JOB: Quote the data exactly, first line to the line containing "const deborahTickLabels = ['0', '1', '10', '100', '1,000'];", with no pictures.

※

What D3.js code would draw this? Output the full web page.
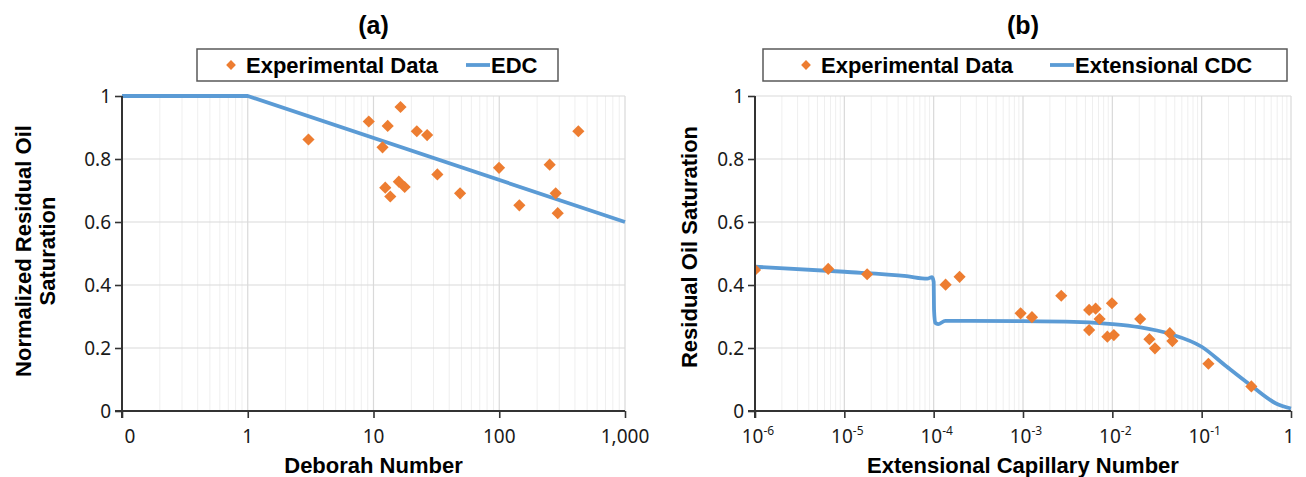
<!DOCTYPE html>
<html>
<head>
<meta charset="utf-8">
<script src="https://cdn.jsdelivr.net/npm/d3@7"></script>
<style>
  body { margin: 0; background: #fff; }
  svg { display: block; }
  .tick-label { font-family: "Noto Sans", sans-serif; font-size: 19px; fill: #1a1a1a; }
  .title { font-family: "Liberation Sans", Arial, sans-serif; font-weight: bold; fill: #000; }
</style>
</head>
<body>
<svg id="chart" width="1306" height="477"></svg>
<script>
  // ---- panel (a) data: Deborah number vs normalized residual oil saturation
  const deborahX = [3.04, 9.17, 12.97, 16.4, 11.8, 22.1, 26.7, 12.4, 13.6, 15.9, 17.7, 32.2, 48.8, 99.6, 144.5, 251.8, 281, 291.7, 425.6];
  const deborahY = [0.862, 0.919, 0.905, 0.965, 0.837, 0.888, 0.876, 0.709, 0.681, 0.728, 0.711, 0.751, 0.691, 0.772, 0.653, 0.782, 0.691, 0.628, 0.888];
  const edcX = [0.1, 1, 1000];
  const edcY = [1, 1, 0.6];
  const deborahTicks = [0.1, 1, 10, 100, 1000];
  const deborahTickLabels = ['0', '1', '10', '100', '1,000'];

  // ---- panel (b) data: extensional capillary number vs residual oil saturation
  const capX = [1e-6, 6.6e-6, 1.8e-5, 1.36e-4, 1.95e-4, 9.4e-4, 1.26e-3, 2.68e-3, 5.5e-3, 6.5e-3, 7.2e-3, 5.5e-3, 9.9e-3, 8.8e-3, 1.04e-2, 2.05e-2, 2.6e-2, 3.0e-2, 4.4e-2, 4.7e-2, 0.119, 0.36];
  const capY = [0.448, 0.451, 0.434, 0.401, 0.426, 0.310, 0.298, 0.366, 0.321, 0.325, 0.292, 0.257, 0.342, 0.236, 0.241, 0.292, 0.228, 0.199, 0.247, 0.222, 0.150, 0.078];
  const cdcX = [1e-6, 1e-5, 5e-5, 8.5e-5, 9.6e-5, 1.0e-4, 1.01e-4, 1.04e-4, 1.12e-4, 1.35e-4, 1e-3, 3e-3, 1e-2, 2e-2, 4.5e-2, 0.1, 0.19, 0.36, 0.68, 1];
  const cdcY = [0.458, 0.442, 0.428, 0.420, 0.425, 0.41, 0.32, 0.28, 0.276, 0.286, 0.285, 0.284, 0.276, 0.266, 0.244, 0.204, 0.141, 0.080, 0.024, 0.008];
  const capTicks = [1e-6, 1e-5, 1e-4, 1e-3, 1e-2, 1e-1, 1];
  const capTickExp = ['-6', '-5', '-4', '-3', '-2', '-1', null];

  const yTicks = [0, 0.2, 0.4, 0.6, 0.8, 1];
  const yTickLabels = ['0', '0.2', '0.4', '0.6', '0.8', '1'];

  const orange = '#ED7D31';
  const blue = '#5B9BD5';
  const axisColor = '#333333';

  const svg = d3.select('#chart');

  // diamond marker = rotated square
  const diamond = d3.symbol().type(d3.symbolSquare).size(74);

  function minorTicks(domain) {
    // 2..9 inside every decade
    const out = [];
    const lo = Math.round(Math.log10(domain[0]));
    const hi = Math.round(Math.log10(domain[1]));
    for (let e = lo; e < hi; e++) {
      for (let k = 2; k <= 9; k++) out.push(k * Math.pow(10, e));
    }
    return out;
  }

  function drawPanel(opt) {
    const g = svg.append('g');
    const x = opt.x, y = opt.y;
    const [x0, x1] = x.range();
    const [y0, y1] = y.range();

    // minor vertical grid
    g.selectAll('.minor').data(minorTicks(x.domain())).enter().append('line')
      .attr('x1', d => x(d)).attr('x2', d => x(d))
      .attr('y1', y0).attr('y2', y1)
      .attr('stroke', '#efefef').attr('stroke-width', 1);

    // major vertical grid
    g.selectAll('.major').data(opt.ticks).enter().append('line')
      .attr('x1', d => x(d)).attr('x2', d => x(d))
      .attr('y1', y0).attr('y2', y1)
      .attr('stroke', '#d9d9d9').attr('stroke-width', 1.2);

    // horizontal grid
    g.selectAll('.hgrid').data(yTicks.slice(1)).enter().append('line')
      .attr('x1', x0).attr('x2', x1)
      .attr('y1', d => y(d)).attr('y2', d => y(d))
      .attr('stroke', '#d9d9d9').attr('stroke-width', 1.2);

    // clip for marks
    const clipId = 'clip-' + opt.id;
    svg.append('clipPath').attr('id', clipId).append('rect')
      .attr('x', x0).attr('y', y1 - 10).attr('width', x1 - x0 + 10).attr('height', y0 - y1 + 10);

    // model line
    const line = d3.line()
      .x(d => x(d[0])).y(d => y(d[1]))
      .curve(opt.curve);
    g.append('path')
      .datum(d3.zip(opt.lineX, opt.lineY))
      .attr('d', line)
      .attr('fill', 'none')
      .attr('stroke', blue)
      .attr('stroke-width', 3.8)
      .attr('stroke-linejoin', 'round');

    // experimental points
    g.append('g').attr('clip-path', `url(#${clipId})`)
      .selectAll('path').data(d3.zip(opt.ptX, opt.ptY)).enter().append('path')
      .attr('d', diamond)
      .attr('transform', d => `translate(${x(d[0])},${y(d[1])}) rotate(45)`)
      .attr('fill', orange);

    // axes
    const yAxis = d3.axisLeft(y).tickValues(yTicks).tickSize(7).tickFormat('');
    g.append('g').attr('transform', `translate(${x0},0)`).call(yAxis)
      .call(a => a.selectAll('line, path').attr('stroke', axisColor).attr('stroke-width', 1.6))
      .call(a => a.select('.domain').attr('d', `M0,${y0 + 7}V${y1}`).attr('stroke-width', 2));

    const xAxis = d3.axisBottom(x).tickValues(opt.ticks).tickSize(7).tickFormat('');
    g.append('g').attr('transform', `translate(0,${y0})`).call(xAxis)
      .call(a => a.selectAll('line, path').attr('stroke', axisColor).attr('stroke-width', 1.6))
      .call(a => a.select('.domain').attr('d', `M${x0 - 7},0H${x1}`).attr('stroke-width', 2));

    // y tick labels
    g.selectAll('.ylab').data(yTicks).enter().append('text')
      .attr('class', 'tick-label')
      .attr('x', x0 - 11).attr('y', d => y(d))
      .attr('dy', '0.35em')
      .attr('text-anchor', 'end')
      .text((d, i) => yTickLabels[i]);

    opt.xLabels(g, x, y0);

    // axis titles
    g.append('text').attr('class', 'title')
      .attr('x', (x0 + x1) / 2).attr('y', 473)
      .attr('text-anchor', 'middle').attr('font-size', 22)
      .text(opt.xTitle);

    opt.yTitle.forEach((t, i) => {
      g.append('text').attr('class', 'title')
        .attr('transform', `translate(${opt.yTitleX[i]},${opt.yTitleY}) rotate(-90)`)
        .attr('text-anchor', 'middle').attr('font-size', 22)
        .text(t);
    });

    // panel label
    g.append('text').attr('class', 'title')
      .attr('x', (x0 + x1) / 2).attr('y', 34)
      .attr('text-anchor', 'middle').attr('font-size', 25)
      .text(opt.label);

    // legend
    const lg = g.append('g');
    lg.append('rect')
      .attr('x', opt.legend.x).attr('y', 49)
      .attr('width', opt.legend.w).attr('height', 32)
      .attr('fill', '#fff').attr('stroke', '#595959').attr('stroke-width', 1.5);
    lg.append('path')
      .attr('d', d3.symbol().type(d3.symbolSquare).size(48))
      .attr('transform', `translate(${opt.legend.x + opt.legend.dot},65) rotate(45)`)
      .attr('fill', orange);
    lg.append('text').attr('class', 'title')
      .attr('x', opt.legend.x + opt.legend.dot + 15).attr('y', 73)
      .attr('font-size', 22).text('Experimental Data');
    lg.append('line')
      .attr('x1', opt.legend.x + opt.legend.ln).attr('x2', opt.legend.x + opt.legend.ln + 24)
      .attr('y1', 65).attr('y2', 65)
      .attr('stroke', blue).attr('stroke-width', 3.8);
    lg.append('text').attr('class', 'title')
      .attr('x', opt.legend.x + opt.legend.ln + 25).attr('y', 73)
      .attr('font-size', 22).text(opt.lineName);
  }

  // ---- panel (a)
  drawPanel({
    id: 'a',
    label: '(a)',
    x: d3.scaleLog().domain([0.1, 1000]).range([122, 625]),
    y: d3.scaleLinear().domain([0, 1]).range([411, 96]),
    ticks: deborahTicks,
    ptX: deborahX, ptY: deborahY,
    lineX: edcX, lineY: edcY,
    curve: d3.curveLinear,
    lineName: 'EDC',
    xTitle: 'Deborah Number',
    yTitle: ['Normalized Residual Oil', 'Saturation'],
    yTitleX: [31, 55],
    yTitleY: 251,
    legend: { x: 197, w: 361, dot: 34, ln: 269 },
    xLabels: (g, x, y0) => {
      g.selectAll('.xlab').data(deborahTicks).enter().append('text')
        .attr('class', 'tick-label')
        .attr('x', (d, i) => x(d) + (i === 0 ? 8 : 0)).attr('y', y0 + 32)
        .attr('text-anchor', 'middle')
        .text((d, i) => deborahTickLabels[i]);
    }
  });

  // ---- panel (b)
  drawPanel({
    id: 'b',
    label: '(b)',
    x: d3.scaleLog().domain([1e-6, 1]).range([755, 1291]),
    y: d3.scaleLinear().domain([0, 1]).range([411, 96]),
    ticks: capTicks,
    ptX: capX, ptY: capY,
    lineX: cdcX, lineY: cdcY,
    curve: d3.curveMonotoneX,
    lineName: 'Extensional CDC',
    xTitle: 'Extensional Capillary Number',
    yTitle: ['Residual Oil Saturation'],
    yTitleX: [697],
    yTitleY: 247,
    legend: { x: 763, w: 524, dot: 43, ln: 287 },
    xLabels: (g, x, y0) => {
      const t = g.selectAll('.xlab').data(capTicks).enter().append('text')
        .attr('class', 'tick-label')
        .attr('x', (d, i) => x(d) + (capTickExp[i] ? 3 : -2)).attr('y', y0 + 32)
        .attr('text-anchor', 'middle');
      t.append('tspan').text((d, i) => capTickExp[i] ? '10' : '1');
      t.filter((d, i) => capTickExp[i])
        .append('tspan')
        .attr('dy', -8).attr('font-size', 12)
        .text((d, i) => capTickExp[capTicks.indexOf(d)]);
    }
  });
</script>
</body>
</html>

※

SOLUTION TO THIS TASK:
What D3.js code would draw this? Output the full web page.
<!DOCTYPE html>
<html>
<head>
<meta charset="utf-8">
<script src="https://cdn.jsdelivr.net/npm/d3@7"></script>
<style>
  body { margin: 0; background: #fff; }
  svg { display: block; }
  .tick-label { font-family: "Noto Sans", sans-serif; font-size: 19px; fill: #1a1a1a; }
  .title { font-family: "Liberation Sans", Arial, sans-serif; font-weight: bold; fill: #000; }
</style>
</head>
<body>
<svg id="chart" width="1306" height="477"></svg>
<script>
  // ---- panel (a) data: Deborah number vs normalized residual oil saturation
  const deborahX = [3.04, 9.17, 12.97, 16.4, 11.8, 22.1, 26.7, 12.4, 13.6, 15.9, 17.7, 32.2, 48.8, 99.6, 144.5, 251.8, 281, 291.7, 425.6];
  const deborahY = [0.862, 0.919, 0.905, 0.965, 0.837, 0.888, 0.876, 0.709, 0.681, 0.728, 0.711, 0.751, 0.691, 0.772, 0.653, 0.782, 0.691, 0.628, 0.888];
  const edcX = [0.1, 1, 1000];
  const edcY = [1, 1, 0.6];
  const deborahTicks = [0.1, 1, 10, 100, 1000];
  const deborahTickLabels = ['0', '1', '10', '100', '1,000'];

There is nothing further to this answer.